WORK TO BE COMPLETED
Starting at the line that contains "The picture is", copy every line down to the line that contains "ap_current = [55.5, 100.3, 149.3, 155.1, 160.9]", inclusive, exactly as it stands. Omit all other lines.

◇ ◇ ◇

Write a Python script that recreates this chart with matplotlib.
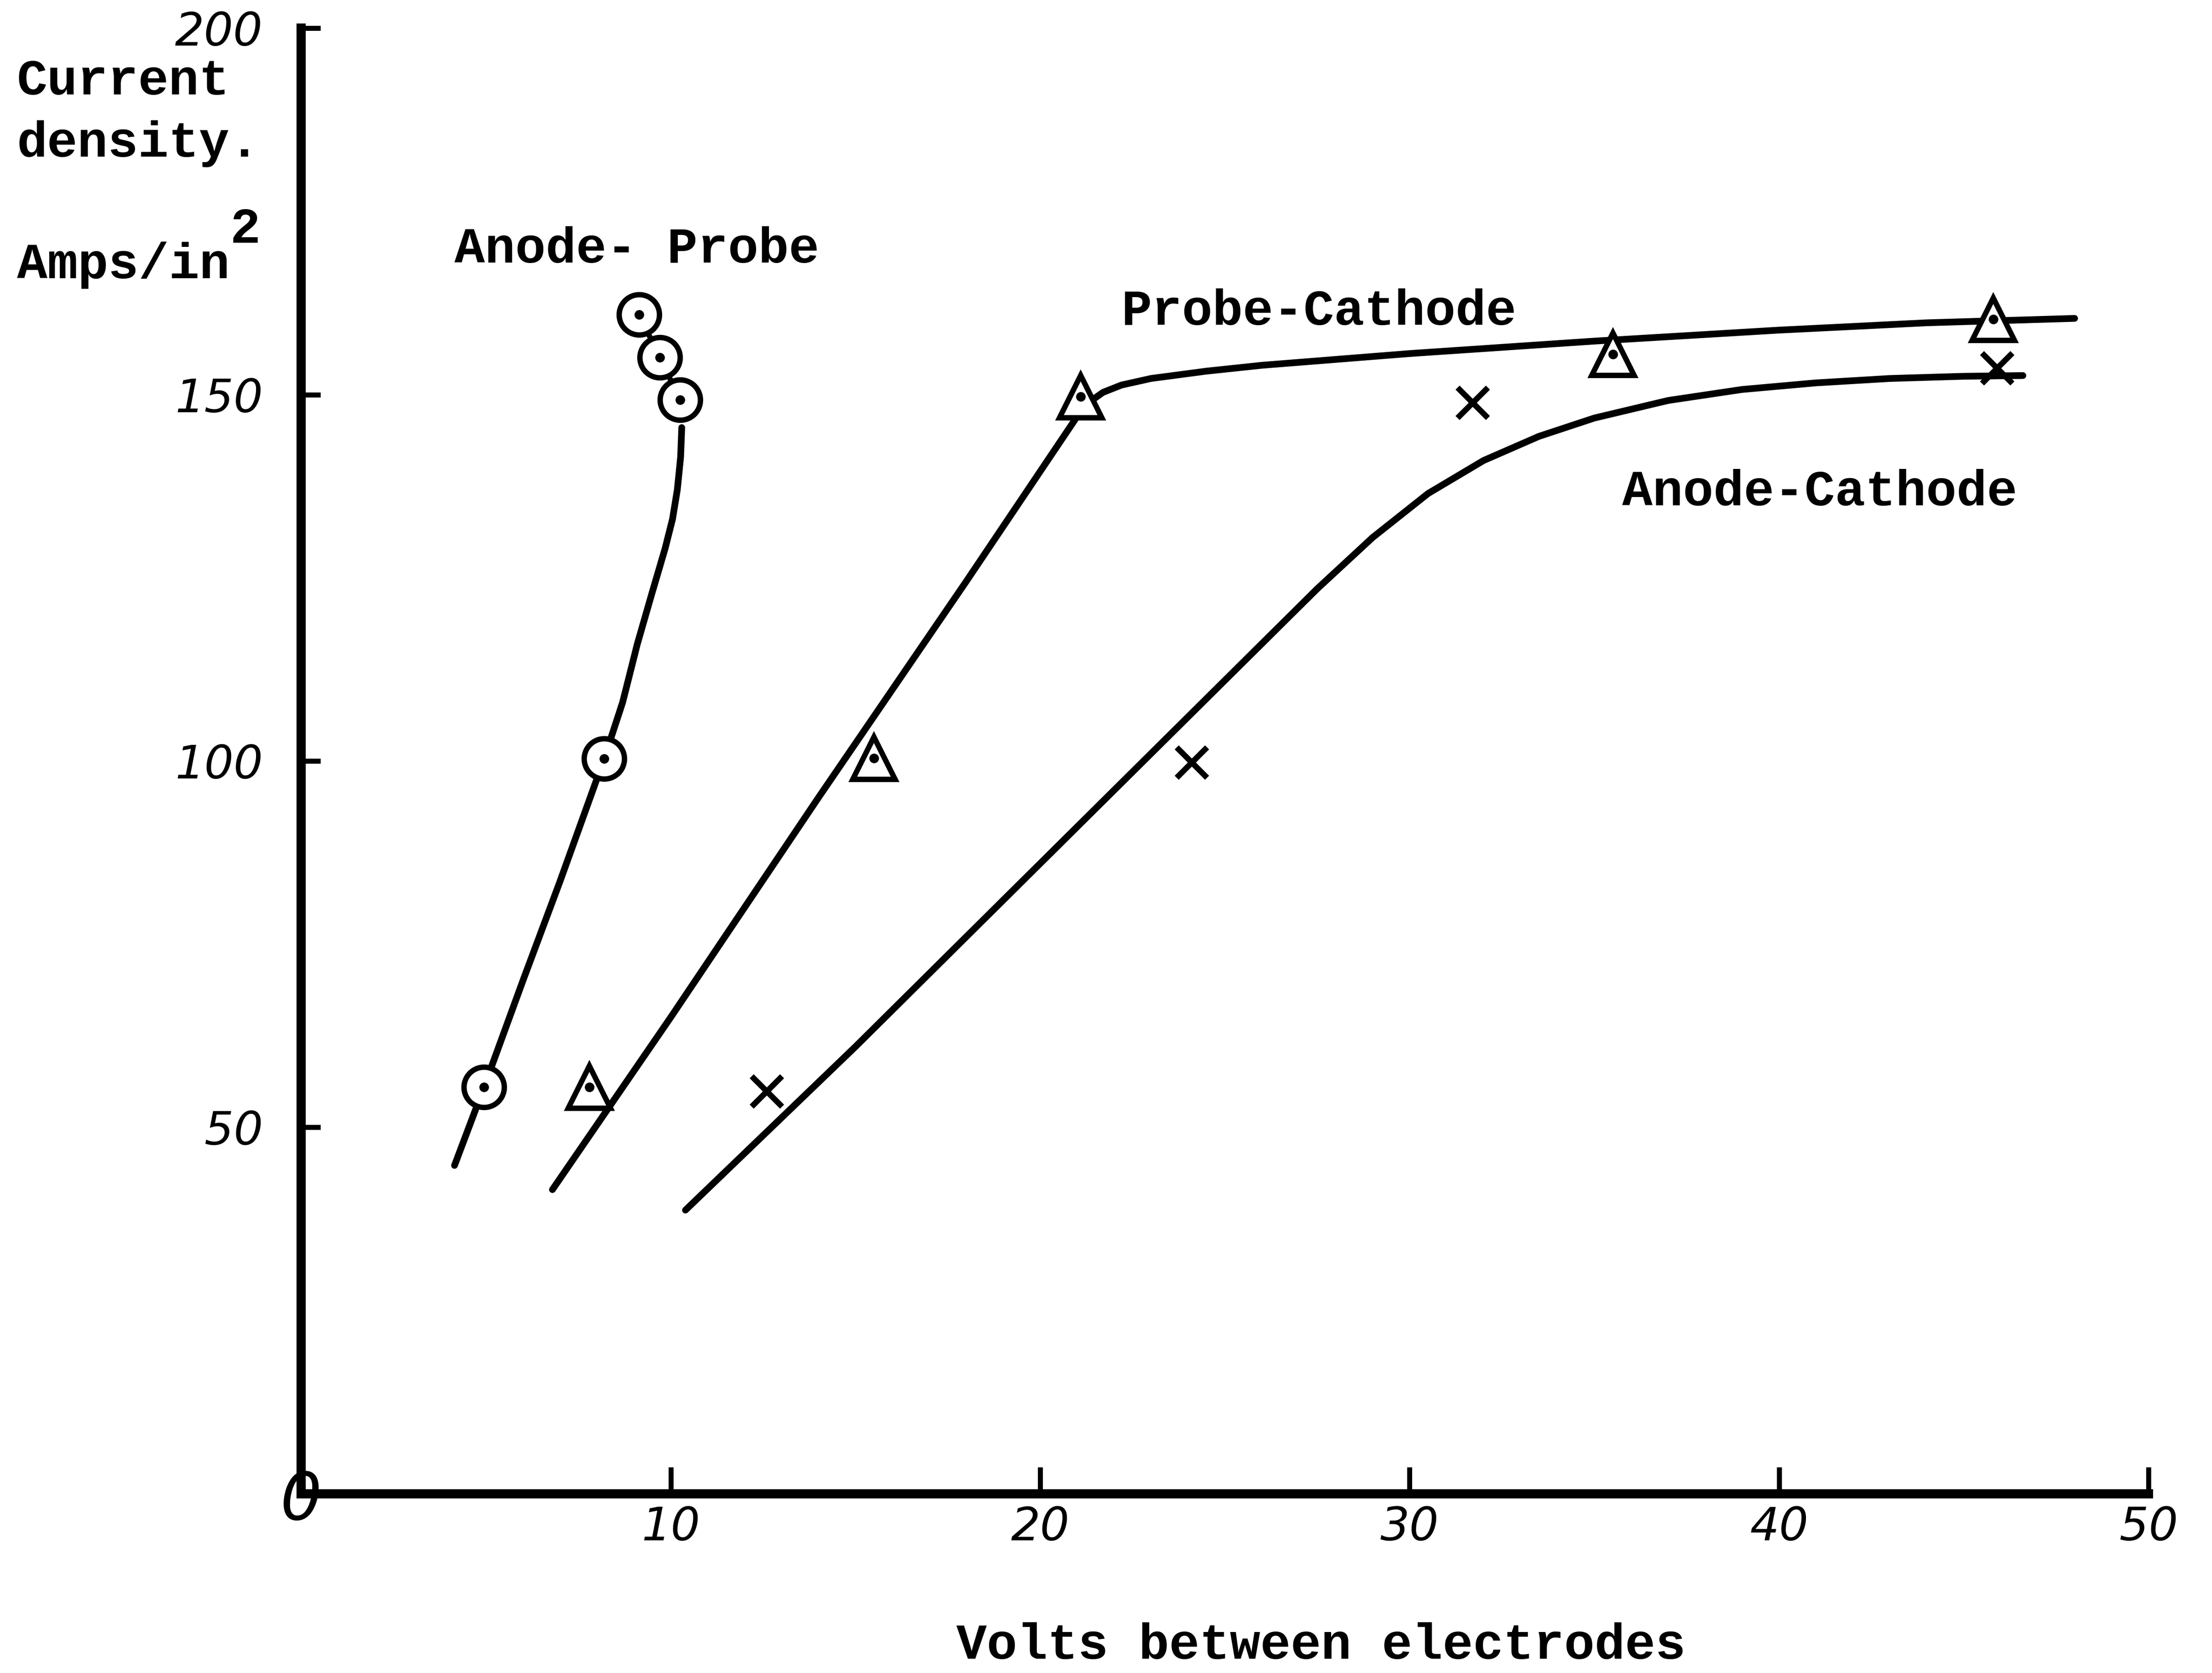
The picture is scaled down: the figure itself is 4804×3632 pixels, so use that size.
import matplotlib
matplotlib.use("Agg")
import matplotlib.pyplot as plt

# Measured points (volts, amps per square inch)
ap_volts = [4.95, 8.2, 10.25, 9.71, 9.14]
ap_current = [55.5, 100.3, 149.3, 155.1, 160.9]

pc_volts = [7.8, 15.5, 21.1, 35.5, 45.8]
pc_current = [55.5, 100.4, 149.7, 155.5, 160.3]

ac_volts = [12.6, 24.1, 31.7, 45.9]
ac_current = [54.9, 99.8, 148.9, 153.6]

# Hand-fitted curves through the measurements
ap_curve_v = [4.15, 4.95, 6.0, 7.0, 8.2, 8.7, 9.1, 9.5, 9.85, 10.05, 10.18, 10.27, 10.3]
ap_curve_i = [44.8, 55.5, 70.0, 83.5, 100.3, 108.0, 116.0, 123.0, 129.0, 133.0, 137.0, 141.5, 145.5]

pc_curve_v = [6.8, 10.0, 14.0, 18.0, 21.2, 21.7, 22.2, 23.0, 24.5, 26.0, 30.0, 35.0, 40.0, 44.0, 48.0]
pc_curve_i = [41.5, 65.0, 95.0, 124.5, 148.5, 150.3, 151.3, 152.2, 153.2, 154.0, 155.6, 157.3, 158.8, 159.8, 160.4]

ac_curve_v = [10.4, 15.0, 20.0, 25.0, 27.5, 29.0, 30.5, 32.0, 33.5, 35.0, 37.0, 39.0, 41.0, 43.0, 45.0, 46.6]
ac_curve_i = [38.7, 61.0, 86.0, 111.0, 123.5, 130.5, 136.5, 141.0, 144.3, 146.8, 149.2, 150.7, 151.6, 152.2, 152.5, 152.6]

x_ticks = [10, 20, 30, 40, 50]
x_tick_labels = ["10", "20", "30", "40", "50"]
y_ticks = [50, 100, 150, 200]
y_tick_labels = ["50", "100", "150", "200"]

TYPE = dict(family="Liberation Mono", weight="bold", fontsize=26.4, color="black")
HAND = dict(family="DejaVu Sans", style="italic", color="black")

fig = plt.figure(figsize=(4804 / 300, 3632 / 300), dpi=300)
fig.patch.set_facecolor("white")
ax = fig.add_axes([213.5 / 1568, 1 - 1058 / 1185, (1523 - 213.5) / 1568, (1058 - 20) / 1185])
ax.set_xlim(0, 50)
ax.set_ylim(0, 200)
ax.set_facecolor("none")

for side in ("top", "right"):
    ax.spines[side].set_visible(False)
for side in ("left", "bottom"):
    ax.spines[side].set_linewidth(4.8)
    ax.spines[side].set_capstyle("projecting")
ax.spines["bottom"].set_bounds(0, 50)
ax.spines["left"].set_bounds(0, 200)

ax.set_xticks(x_ticks)
ax.set_xticklabels(x_tick_labels, **HAND, fontsize=24)
ax.set_yticks(y_ticks)
ax.set_yticklabels(y_tick_labels, **HAND, fontsize=24)
ax.tick_params(axis="x", direction="in", length=14, width=2.6, pad=6)
ax.tick_params(axis="y", direction="in", length=10, width=2.6, pad=20)

line_kw = dict(color="black", lw=3.5, solid_capstyle="round", solid_joinstyle="round", zorder=2)
ax.plot(ap_curve_v, ap_curve_i, **line_kw)
ax.plot(pc_curve_v, pc_curve_i, **line_kw)
ax.plot(ac_curve_v, ac_curve_i, **line_kw)

# short links between the clustered anode-probe readings
ax.plot(ap_volts[2:], ap_current[2:], color="black", lw=2.8, zorder=2)

ax.plot(ap_volts, ap_current, ls="none", marker="o", ms=21, mfc="white", mec="black", mew=2.8, zorder=3)
ax.plot(pc_volts, pc_current, ls="none", marker="^", ms=22, mfc="white", mec="black", mew=2.8, zorder=3)
ax.plot(ap_volts + pc_volts, ap_current + pc_current, ls="none", marker="o", ms=4,
        color="black", zorder=4)
ax.plot(ac_volts, ac_current, ls="none", marker="x", ms=16, mec="black", mew=3.0, zorder=3)

# origin mark
ax.text(0, -1.0, "0", **HAND, fontsize=34, ha="center", va="center", zorder=5)

# curve labels
fig.text(322 / 1568, 1 - 186 / 1185, "Anode- Probe", ha="left", va="baseline", **TYPE)
fig.text(795 / 1568, 1 - 230 / 1185, "Probe-Cathode", ha="left", va="baseline", **TYPE)
fig.text(1150 / 1568, 1 - 358 / 1185, "Anode-Cathode", ha="left", va="baseline", **TYPE)

# axis titles
fig.text(12 / 1568, 1 - 67 / 1185, "Current", ha="left", va="baseline", **TYPE)
fig.text(12 / 1568, 1 - 111 / 1185, "density.", ha="left", va="baseline", **TYPE)
fig.text(12 / 1568, 1 - 197 / 1185, "Amps/in", ha="left", va="baseline", **TYPE)
fig.text(163 / 1568, 1 - 172 / 1185, "2", ha="left", va="baseline", **TYPE)
fig.text(678 / 1568, 1 - 1175 / 1185, "Volts between electrodes", ha="left", va="baseline", **TYPE)

fig.savefig("out.png", dpi=300, facecolor="white")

◇ ◇ ◇

WRITTEN REPLY
The picture is scaled down: the figure itself is 4804×3632 pixels, so use that size.
import matplotlib
matplotlib.use("Agg")
import matplotlib.pyplot as plt

# Measured points (volts, amps per square inch)
ap_volts = [4.95, 8.2, 10.25, 9.71, 9.14]
ap_current = [55.5, 100.3, 149.3, 155.1, 160.9]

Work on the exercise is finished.